Nachdem der Tee serviert ist, und nach dem ersten Aufguss noch zwei weitere folgen, führt uns der Türmer ausführlich, ich sage ausführlich(st) in die Geschichte des Alten Leuchtturms ein. Er mischt noch nautische Erläuterungen unter, die ich nicht verstehe…
Kurzum, die Veranstaltung dauert 3 Stunden, von denen ich mir eine halbe wohl hätte schenken können, die allerdings für die männlichen Gäste wahrscheinlich umso interessanter war.

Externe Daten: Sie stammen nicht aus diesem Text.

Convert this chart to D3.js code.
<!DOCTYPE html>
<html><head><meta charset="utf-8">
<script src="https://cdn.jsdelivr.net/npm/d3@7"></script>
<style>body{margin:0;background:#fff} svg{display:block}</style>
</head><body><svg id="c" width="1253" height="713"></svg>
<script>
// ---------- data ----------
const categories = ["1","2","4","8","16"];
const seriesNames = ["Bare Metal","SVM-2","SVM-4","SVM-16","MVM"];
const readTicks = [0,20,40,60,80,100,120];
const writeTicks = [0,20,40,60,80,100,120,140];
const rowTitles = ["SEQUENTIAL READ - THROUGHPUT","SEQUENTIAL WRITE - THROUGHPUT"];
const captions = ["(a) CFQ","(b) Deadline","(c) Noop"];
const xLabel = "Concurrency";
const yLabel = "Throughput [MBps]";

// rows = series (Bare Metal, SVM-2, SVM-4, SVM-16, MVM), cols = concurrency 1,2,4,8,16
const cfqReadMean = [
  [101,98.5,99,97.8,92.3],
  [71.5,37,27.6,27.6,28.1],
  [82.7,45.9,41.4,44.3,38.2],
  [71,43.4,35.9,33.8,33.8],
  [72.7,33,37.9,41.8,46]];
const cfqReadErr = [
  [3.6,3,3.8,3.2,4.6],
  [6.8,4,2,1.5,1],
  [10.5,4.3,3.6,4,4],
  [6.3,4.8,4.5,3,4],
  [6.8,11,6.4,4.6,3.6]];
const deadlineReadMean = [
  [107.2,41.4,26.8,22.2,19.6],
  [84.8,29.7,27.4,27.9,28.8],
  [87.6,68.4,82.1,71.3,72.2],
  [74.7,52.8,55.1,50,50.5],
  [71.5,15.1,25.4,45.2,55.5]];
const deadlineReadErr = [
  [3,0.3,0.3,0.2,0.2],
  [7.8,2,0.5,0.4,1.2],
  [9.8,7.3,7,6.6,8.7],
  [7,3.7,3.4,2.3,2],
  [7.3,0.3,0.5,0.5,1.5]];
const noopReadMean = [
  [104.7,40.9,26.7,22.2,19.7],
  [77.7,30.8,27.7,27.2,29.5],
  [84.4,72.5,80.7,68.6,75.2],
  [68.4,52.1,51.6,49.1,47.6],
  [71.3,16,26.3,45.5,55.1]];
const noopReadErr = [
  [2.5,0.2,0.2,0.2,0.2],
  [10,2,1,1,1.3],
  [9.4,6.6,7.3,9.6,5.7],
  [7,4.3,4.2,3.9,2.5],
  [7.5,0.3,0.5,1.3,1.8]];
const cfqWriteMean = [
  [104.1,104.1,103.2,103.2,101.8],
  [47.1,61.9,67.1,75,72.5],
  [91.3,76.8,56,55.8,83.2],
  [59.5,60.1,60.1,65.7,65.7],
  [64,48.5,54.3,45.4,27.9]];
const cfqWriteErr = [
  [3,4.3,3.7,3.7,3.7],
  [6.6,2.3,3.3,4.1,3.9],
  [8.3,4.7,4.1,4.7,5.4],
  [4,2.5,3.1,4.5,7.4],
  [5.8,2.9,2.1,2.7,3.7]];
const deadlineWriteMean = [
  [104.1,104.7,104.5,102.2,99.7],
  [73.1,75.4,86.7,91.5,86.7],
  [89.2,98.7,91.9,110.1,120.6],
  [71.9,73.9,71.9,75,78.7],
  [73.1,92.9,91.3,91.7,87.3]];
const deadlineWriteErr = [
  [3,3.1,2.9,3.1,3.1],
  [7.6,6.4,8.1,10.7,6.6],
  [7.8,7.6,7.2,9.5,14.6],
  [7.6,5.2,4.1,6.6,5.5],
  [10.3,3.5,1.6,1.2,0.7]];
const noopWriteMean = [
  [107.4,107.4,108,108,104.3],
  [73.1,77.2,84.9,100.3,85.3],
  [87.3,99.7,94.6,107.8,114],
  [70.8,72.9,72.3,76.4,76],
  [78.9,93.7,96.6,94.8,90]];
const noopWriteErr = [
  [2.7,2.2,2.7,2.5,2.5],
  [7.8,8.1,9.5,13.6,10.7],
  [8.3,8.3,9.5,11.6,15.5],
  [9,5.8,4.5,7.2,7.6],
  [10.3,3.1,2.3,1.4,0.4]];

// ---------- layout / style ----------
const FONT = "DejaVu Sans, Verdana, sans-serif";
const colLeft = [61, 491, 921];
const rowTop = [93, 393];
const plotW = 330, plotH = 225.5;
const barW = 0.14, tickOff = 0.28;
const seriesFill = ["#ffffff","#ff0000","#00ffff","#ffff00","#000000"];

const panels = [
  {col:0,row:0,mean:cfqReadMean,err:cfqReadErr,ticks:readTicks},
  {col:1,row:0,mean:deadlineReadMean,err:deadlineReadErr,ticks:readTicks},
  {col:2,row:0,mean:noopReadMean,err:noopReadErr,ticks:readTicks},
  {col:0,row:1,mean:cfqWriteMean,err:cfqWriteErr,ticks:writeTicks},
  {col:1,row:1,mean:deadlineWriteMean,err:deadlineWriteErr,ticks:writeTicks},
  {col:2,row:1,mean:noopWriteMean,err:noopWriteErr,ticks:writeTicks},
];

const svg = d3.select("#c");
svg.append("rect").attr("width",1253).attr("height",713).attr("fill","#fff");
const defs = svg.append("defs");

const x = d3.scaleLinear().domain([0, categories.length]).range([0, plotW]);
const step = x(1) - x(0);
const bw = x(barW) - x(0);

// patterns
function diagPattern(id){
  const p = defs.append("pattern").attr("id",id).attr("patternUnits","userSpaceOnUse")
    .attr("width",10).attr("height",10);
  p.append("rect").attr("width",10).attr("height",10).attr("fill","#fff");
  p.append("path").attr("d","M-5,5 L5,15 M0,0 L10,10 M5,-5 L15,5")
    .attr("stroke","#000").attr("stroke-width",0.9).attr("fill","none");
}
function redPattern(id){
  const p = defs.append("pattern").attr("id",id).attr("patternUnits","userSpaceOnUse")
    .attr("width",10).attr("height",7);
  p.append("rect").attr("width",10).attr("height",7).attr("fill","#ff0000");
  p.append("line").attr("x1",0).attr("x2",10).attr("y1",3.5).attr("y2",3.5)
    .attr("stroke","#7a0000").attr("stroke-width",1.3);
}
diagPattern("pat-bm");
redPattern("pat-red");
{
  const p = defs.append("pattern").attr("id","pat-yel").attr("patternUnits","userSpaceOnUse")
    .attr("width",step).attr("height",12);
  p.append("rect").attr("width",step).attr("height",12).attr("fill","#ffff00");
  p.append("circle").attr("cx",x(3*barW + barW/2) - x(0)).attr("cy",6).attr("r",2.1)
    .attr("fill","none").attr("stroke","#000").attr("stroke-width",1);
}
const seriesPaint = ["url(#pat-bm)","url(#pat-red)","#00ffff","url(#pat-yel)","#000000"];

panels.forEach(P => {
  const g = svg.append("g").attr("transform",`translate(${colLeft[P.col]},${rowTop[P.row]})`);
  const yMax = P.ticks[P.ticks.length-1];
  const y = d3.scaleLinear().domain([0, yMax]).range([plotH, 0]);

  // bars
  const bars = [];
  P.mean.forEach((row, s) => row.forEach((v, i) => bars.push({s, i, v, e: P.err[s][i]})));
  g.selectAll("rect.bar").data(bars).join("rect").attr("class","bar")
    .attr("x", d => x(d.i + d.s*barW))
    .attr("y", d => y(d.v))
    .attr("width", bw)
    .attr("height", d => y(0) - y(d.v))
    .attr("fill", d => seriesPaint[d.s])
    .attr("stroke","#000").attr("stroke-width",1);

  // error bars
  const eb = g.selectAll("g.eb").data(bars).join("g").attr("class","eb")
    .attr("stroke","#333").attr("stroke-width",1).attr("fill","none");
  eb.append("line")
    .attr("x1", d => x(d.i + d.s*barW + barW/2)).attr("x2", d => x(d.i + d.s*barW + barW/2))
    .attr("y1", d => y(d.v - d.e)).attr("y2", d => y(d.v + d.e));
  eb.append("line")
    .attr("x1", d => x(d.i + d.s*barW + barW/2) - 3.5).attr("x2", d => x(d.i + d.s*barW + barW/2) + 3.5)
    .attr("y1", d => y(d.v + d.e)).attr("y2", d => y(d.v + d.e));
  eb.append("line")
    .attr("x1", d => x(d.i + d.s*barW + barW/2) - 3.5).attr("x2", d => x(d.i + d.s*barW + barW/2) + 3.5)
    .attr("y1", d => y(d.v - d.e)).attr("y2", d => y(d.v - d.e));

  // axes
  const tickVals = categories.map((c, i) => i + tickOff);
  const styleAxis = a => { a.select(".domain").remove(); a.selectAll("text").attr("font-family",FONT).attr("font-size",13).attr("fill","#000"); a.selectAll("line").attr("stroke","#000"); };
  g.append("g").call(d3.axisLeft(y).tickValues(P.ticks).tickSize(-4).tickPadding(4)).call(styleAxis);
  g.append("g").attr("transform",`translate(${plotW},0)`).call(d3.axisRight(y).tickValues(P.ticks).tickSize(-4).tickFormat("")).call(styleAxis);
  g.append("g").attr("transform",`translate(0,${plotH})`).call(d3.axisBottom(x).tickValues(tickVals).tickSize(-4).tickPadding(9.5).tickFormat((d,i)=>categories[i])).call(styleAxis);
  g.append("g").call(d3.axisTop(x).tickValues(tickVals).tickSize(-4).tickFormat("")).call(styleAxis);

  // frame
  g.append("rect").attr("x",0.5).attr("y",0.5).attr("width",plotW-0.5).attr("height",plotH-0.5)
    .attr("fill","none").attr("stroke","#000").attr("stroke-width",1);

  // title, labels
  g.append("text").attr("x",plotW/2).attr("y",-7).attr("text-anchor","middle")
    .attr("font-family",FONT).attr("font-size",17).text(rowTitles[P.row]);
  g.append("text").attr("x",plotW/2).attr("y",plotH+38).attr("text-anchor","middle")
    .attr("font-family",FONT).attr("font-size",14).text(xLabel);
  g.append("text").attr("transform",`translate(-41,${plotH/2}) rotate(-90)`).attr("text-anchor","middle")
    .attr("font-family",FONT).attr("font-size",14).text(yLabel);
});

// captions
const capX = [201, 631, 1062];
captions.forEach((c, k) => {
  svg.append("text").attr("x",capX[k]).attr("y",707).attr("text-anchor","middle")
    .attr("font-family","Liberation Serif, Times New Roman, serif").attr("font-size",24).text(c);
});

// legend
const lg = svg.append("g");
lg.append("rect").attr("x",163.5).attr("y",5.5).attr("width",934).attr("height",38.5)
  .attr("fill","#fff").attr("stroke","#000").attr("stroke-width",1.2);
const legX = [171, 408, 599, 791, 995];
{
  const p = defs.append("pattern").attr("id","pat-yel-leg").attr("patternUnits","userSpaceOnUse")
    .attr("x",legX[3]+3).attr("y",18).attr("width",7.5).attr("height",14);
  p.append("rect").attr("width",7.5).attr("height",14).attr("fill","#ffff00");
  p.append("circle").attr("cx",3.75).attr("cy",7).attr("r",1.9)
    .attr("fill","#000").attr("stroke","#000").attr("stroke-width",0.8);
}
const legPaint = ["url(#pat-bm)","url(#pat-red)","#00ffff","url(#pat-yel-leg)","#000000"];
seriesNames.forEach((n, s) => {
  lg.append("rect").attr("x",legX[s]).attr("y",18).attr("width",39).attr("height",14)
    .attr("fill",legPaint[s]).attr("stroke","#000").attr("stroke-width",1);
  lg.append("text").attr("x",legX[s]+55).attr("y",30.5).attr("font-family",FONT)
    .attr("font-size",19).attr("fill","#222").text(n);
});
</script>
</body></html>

Insgesamt ein aufschlussreicher Einblick in die Geschichte Borkums. Ihr könnt am besten selbst hinfahren oder auf
http://www.borkum-alter-leuchtturm.de/
die Geschichte in Kurzfassung nachlesen.
Was es mit der Schließung des Leuchtturms für die Öffentlichkeit auf sich hat, das will ich hier auch nicht verraten. Leider kann man sich jetzt auch nicht mehr da oben trauen lassen, wie es zuvor möglich war…
Damit habt ihr noch ein weiteres Stück Borkumer Kultur und Lebensart kennengelernt, das ich euch ans Herz legen möchte! Und, um den Ostfriesentee richtig genießen zu können, fährt man wirklich am besten hin!